| DATA SECTION |
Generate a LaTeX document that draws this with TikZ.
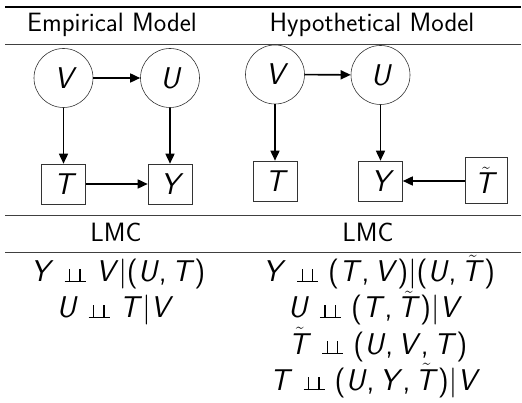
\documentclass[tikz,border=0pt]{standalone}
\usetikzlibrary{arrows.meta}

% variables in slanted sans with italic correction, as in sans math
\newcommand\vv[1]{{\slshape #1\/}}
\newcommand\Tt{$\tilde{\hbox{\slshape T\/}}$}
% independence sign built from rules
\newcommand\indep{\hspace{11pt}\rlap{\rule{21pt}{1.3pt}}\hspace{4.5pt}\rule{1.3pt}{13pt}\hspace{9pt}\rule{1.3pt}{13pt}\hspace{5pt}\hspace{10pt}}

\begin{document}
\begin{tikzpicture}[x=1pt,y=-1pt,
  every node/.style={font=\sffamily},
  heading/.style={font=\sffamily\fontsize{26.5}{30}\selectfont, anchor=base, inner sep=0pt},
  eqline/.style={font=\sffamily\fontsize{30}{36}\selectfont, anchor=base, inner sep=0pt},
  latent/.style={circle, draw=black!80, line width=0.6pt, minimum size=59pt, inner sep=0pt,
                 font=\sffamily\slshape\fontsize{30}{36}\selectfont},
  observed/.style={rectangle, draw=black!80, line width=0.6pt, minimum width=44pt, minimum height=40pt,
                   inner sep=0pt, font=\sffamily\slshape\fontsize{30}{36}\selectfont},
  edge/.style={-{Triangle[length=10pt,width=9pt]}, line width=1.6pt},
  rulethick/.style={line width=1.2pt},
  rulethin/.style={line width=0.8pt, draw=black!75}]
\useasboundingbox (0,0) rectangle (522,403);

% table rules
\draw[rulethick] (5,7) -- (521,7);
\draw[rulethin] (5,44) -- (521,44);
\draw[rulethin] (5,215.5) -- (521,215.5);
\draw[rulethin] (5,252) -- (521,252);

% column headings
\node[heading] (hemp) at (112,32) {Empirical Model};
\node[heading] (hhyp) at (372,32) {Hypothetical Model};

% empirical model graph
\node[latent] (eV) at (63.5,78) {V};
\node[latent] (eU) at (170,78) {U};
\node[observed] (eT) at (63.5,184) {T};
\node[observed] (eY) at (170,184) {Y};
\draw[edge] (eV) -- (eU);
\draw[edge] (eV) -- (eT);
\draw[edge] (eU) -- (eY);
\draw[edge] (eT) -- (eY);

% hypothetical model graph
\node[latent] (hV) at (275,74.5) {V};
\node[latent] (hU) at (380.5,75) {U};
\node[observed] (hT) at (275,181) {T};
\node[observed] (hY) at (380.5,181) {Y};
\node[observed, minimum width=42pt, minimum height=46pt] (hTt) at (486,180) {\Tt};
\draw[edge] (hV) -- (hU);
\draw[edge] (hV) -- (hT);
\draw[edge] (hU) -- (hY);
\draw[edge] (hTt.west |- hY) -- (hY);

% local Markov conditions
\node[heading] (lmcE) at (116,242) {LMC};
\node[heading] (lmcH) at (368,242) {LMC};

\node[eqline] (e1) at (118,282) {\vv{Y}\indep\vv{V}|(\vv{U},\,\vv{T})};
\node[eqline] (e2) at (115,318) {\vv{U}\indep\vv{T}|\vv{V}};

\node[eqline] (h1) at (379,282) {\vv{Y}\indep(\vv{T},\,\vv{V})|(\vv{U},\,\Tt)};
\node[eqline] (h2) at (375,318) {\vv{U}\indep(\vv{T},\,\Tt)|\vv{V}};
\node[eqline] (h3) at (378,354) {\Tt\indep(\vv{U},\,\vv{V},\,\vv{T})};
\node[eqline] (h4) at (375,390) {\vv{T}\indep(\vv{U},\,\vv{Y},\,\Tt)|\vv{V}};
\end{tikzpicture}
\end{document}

| STATED EXERCISE |
Each line in the material either holds the string "with" or does not. State how many do, and nothing else.

| SOLUTION FOR THIS EXERCISE |
2